The sharply rising cost of oil from about 2005 to early 2008 helped fuel an investment boom in green technology – particularly in wind, solar and in bio fuels. Capital flows into these sectors fueled unprecedented growth– with hundreds of start-ups popping up like mushrooms after a spring rain. Now this boom has been replaced with a bust by a combination of factors acting in concert. They include the drying up of available capital and lending, a temporary drop in fossil fuel prices, and the global recession.
According to Morgan Stanley managing director Kevin Genieser — speaking at the GoingGreen East conference in Boston — more than $200 billion in market capitalization has been lost from green sector industries since then.
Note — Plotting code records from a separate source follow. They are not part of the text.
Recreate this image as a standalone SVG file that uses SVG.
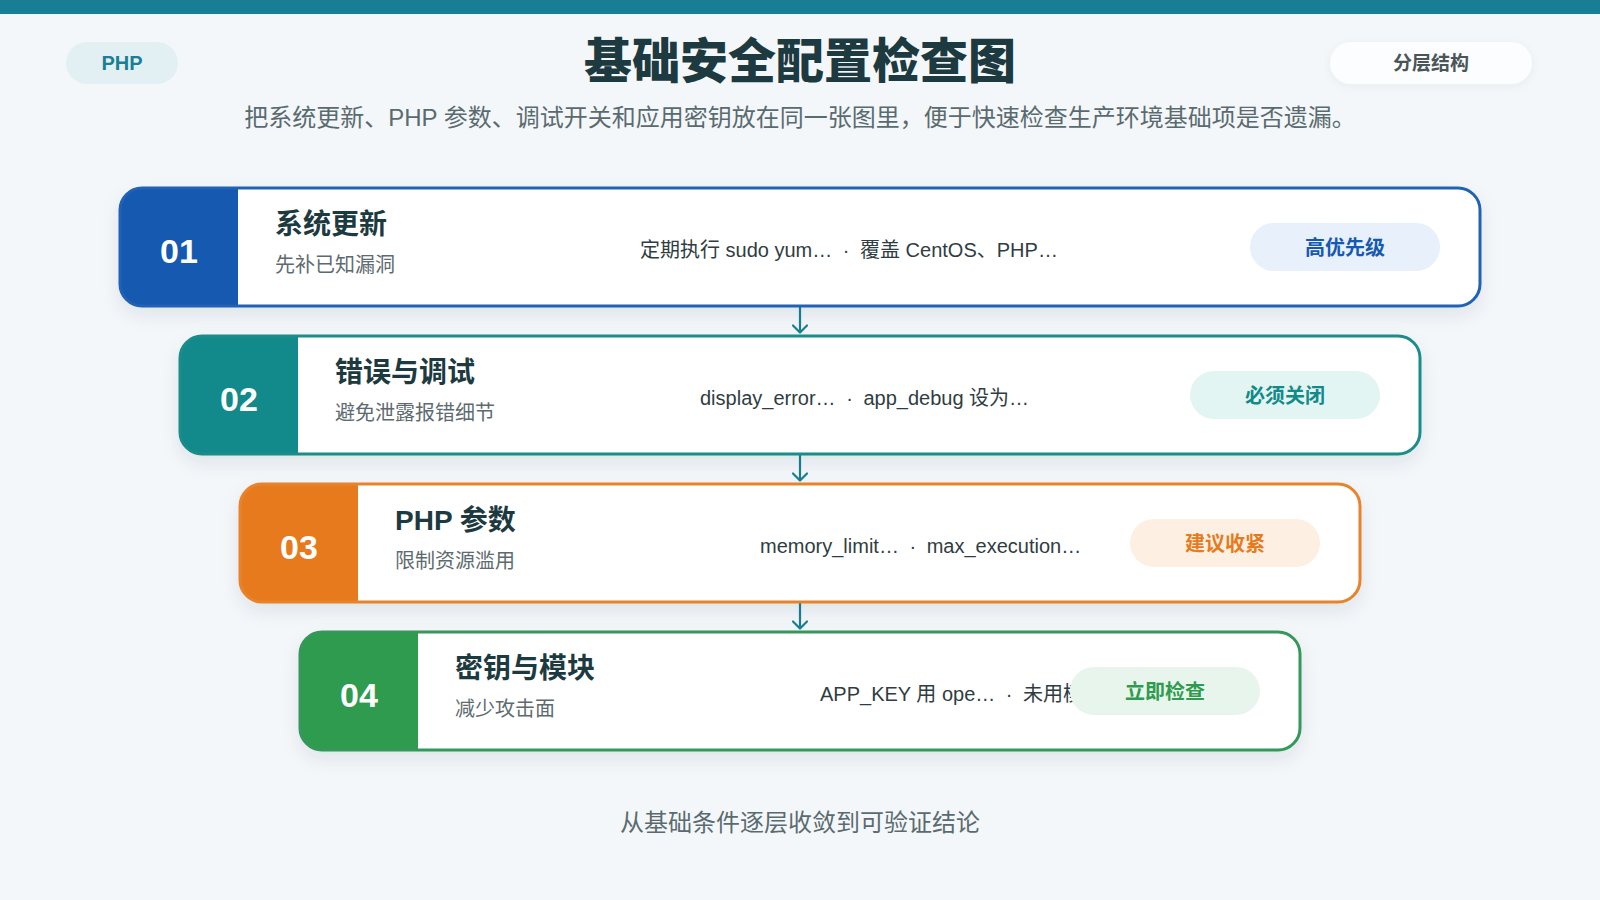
<svg xmlns="http://www.w3.org/2000/svg" width="1600" height="900" viewBox="0 0 1600 900">
<defs>
<filter id="shadow" x="-10%" y="-30%" width="120%" height="170%">
<feDropShadow dx="0" dy="8" stdDeviation="9" flood-color="#1b3a4b" flood-opacity="0.10"/>
</filter>
<filter id="pillShadow" x="-20%" y="-50%" width="140%" height="200%">
<feDropShadow dx="0" dy="2" stdDeviation="4" flood-color="#1b3a4b" flood-opacity="0.05"/>
</filter>
<marker id="chev" viewBox="0 0 10 16" refX="9" refY="8" markerWidth="10" markerHeight="16" markerUnits="userSpaceOnUse" orient="auto">
<path d="M1.5,1 L8.5,8 L1.5,15" fill="none" stroke="#1a7f94" stroke-width="2.2" stroke-linecap="round" stroke-linejoin="round"/>
</marker>
</defs>
<style>
text{font-family:"Liberation Sans","Noto Sans CJK SC",sans-serif}
.cjk{font-family:"Noto Sans CJK SC","Liberation Sans",sans-serif}
.num{font-size:34px;font-weight:700;fill:#ffffff;text-anchor:middle}
.ttl{font-size:28px;font-weight:700;fill:#1d3a40}
.sub{font-size:20px;fill:#5d6b70}
.det{font-size:20px;fill:#2f3d42}
.bdg{font-size:20px;font-weight:700;text-anchor:middle}
.card{fill:#ffffff}
.edge{fill:none;stroke-width:3}
.conn{stroke:#1a7f94;stroke-width:2.2;fill:none}
</style>
<rect x="0" y="0" width="1600" height="900" fill="#f4f7f9"/>
<rect x="0" y="0" width="1600" height="14" fill="#177e93"/>

<g id="tag-php">
<rect x="66" y="42" width="112" height="42" rx="21" fill="#e2f0f4"/>
<text x="122" y="70" text-anchor="middle" style="font-size:20px;font-weight:700;fill:#1a7f94">PHP</text>
</g>
<g id="title">
<text class="cjk" x="800" y="78" text-anchor="middle" style="font-size:48px;font-weight:900;fill:#1d3a40">基础安全配置检查图</text>
<text x="800" y="126" text-anchor="middle" style="font-size:24px;fill:#5a6b70">把系统更新、PHP 参数、调试开关和应用密钥放在同一张图里，便于快速检查生产环境基础项是否遗漏。</text>
</g>
<g id="tag-layer">
<rect x="1330" y="42" width="202" height="42" rx="21" fill="#fbfdfe" filter="url(#pillShadow)"/>
<text class="cjk" x="1431" y="70" text-anchor="middle" style="font-size:19px;font-weight:700;fill:#4a5558">分层结构</text>
</g>

<g id="connectors">
<line class="conn" x1="800" y1="307" x2="800" y2="333" marker-end="url(#chev)"/>
<line class="conn" x1="800" y1="455" x2="800" y2="481" marker-end="url(#chev)"/>
<line class="conn" x1="800" y1="603" x2="800" y2="629" marker-end="url(#chev)"/>
</g>

<g id="node-01">
<rect class="card" x="120" y="188" width="1360" height="118" rx="22" filter="url(#shadow)"/>
<path d="M142,188 H238 V306 H142 A22,22 0 0 1 120,284 V210 A22,22 0 0 1 142,188 Z" fill="#1559b0"/>
<rect class="edge" x="120" y="188" width="1360" height="118" rx="22" stroke="#2262b4"/>
<text class="num" x="179" y="263">01</text>
<text class="ttl cjk" x="275" y="234">系统更新</text>
<text class="sub cjk" x="275" y="272">先补已知漏洞</text>
<text class="det" x="640" y="257">定期执行 sudo yum… <tspan dx="5">·</tspan> <tspan dx="5">覆盖 CentOS、PHP…</tspan></text>
<rect x="1250" y="223" width="190" height="48" rx="24" fill="#e7f0fb"/>
<text class="bdg cjk" x="1345" y="255" fill="#1559b0">高优先级</text>
</g>

<g id="node-02">
<rect class="card" x="180" y="336" width="1240" height="118" rx="22" filter="url(#shadow)"/>
<path d="M202,336 H298 V454 H202 A22,22 0 0 1 180,432 V358 A22,22 0 0 1 202,336 Z" fill="#12898a"/>
<rect class="edge" x="180" y="336" width="1240" height="118" rx="22" stroke="#1a8d8a"/>
<text class="num" x="239" y="411">02</text>
<text class="ttl cjk" x="335" y="382">错误与调试</text>
<text class="sub cjk" x="335" y="420">避免泄露报错细节</text>
<text class="det" x="700" y="405">display_error… <tspan dx="5">·</tspan> <tspan dx="5">app_debug 设为…</tspan></text>
<rect x="1190" y="371" width="190" height="48" rx="24" fill="#e3f5f2"/>
<text class="bdg cjk" x="1285" y="403" fill="#12898a">必须关闭</text>
</g>

<g id="node-03">
<rect class="card" x="240" y="484" width="1120" height="118" rx="22" filter="url(#shadow)"/>
<path d="M262,484 H358 V602 H262 A22,22 0 0 1 240,580 V506 A22,22 0 0 1 262,484 Z" fill="#e67a1c"/>
<rect class="edge" x="240" y="484" width="1120" height="118" rx="22" stroke="#e8832c"/>
<text class="num" x="299" y="559">03</text>
<text class="ttl" x="395" y="530">PHP 参数</text>
<text class="sub cjk" x="395" y="568">限制资源滥用</text>
<text class="det" x="760" y="553">memory_limit… <tspan dx="5">·</tspan> <tspan dx="5">max_execution…</tspan></text>
<rect x="1130" y="519" width="190" height="48" rx="24" fill="#fdf0e2"/>
<text class="bdg cjk" x="1225" y="551" fill="#e67a1c">建议收紧</text>
</g>

<g id="node-04">
<rect class="card" x="300" y="632" width="1000" height="118" rx="22" filter="url(#shadow)"/>
<path d="M322,632 H418 V750 H322 A22,22 0 0 1 300,728 V654 A22,22 0 0 1 322,632 Z" fill="#2e9b4e"/>
<rect class="edge" x="300" y="632" width="1000" height="118" rx="22" stroke="#35985a"/>
<text class="num" x="359" y="707">04</text>
<text class="ttl cjk" x="455" y="678">密钥与模块</text>
<text class="sub cjk" x="455" y="716">减少攻击面</text>
<text class="det" x="820" y="701">APP_KEY 用 ope… <tspan dx="5">·</tspan> <tspan dx="5">未用模…</tspan></text>
<rect x="1070" y="667" width="190" height="48" rx="24" fill="#e8f5ec"/>
<text class="bdg cjk" x="1165" y="699" fill="#2e9b4e">立即检查</text>
</g>

<g id="footer">
<text class="cjk" x="800" y="831" text-anchor="middle" style="font-size:24px;fill:#5a6b70">从基础条件逐层收敛到可验证结论</text>
</g>
</svg>
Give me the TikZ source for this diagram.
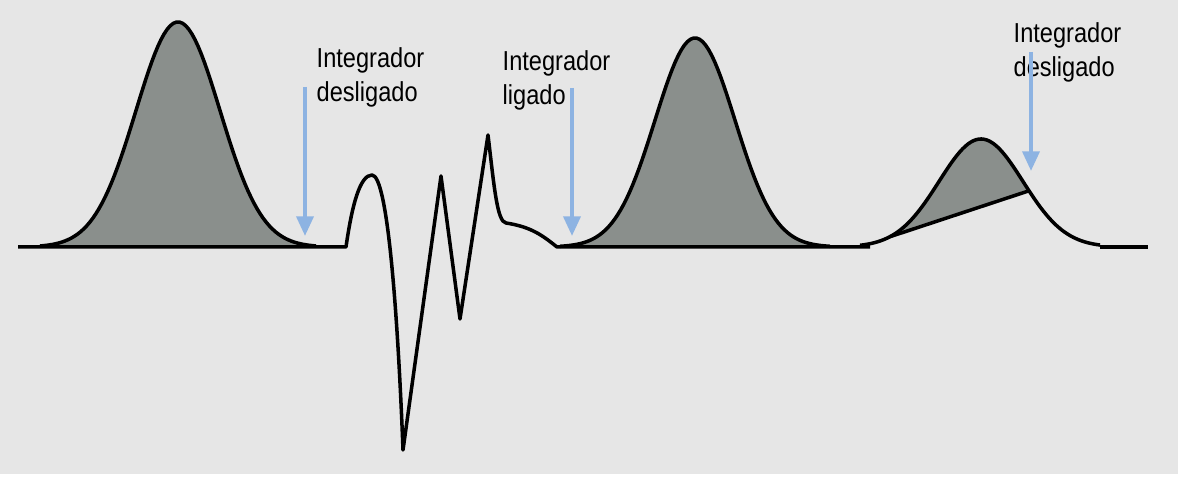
\documentclass[tikz,border=0pt]{standalone}
\usepackage{fontspec}
\setmainfont{Liberation Sans}[FakeStretch=0.86]
\usepackage{tikz}
\usetikzlibrary{arrows.meta, calc}
\definecolor{panelgray}{HTML}{E6E6E6}
\definecolor{peakgray}{HTML}{8A8F8C}
\definecolor{markblue}{HTML}{8DB3E2}
\tikzset{
  % Detector trace
  signal/.style={line width=1pt, draw=black, line join=round},
  % Integrated area
  peakfill/.style={fill=peakgray},
  % Integrator events
  marker/.style={-{Triangle[width=4.8pt, length=5.6pt]}, line width=1.15pt, draw=markblue},
  % Event labels
  evlabel/.style={anchor=base west, align=left, inner sep=0pt,
    font=\fontsize{7.8pt}{9.7pt}\selectfont},
}

\begin{document}
\begin{tikzpicture}[x=0.01cm, y=-0.01cm]
  % Panel
  \fill[panelgray] (0,0) rectangle (1178,474);
  \useasboundingbox (0,0) rectangle (1182,483);

  % First peak
  \fill[peakfill] plot[domain=40:316, samples=90]
    (\x, {247-225*exp(-((\x-178)/42)^2/2)}) -- cycle;
  \draw[signal] plot[domain=40:316, samples=90]
    (\x, {247-225*exp(-((\x-178)/42)^2/2)});

  % Second peak
  \fill[peakfill] plot[domain=560:830, samples=90]
    (\x, {247-209*exp(-((\x-695)/40)^2/2)}) -- cycle;
  \draw[signal] plot[domain=560:830, samples=90]
    (\x, {247-209*exp(-((\x-695)/40)^2/2)});

  % Third peak, cut by the drop line
  \coordinate (dropstart) at (890,236.7);
  \coordinate (dropend) at (1029,190.8);
  \fill[peakfill] plot[domain=890:1029, samples=60]
    (\x, {247-108*exp(-((\x-981)/42)^2/2)}) -- cycle;
  \draw[signal] plot[domain=860:1100, samples=90]
    (\x, {247-108*exp(-((\x-981)/42)^2/2)});
  \draw[signal] (dropstart) -- (dropend);

  % Baseline and disturbance
  \draw[signal] (18,247) -- (346,247)
    .. controls (352,205) and (360,175) .. (372,175)
    .. controls (388,175) and (398,320) .. (403,450)
    -- (441,176) -- (460,319) -- (488,135)
    .. controls (494,185) and (497,222) .. (506,223)
    .. controls (532,227) and (543,236) .. (557,247)
    -- (870,247);
  \draw[signal] (1100,247) -- (1148,247);

  % Integrator events
  \node[evlabel] (offA) at (316,102) {Integrador\\desligado};
  \node[evlabel] (onB) at (502,105) {Integrador\\ligado};
  \node[evlabel] (offC) at (1013,77) {Integrador\\desligado};

  \coordinate (offAtop) at (305,87);
  \coordinate (offAtip) at (305,236);
  \coordinate (onBtop) at (572,88);
  \coordinate (onBtip) at (572,236);
  \coordinate (offCtop) at (1031,52);
  \coordinate (offCtip) at (1031,171);
  \draw[marker] (offAtop) -- (offAtip);
  \draw[marker] (onBtop) -- (onBtip);
  \draw[marker] (offCtop) -- (offCtip);
\end{tikzpicture}
\end{document}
As oil prices (and other fossil fuel prices such as natural gas as well) begin to rise again — as they are bound to do, given the notable price inelasticity of these essential commodities, and the lack of growth in new global supplies or proven reserves for them — capital should begin to make a return to the green technology sectors and especially to the renewable energy sector. This fundamental and growing need for the future capitalization of renewable energy projects will likely be driven by the long term rise in the costs of fossil based energy sources, the Obama administration’s new policy initiatives on energy and climate change, as well as funds that have been dedicated to promoting growth in these sectors that are in the stimulus package. This will likely improve the longer term outlook over the next few years for the green sector and especially for the renewable energy sector.
This was confirmed by the results of a survey of 300 venture capitalists, executives, entrepreneurs and bankers conducted over the past two months ted by KPMG. In part, because of allotments for green tech and renewable energy funding that is in the stimulus package, 53 percent of the respondents expect to see VC investment in the green technology sector increase in 2009, with over two-thirds of this new investment split between renewable energy projects and technologies for energy storage and improved efficiency. By far, most of those surveyed expect to see more federal funding for green technology initiatives for public-private partnerships.
This re-emphasizes just how important a role the stimulus package will play to ensure that renewable energy continues to grow in this country in the short to medium term as the economy is buffeted by the deepest recession in memory. Initiatives, mandates and investment by the government will play a critical role in promoting a transition of our nation’s economy from one that is dependent on fossil energy sources to one that is powered by renewable sources.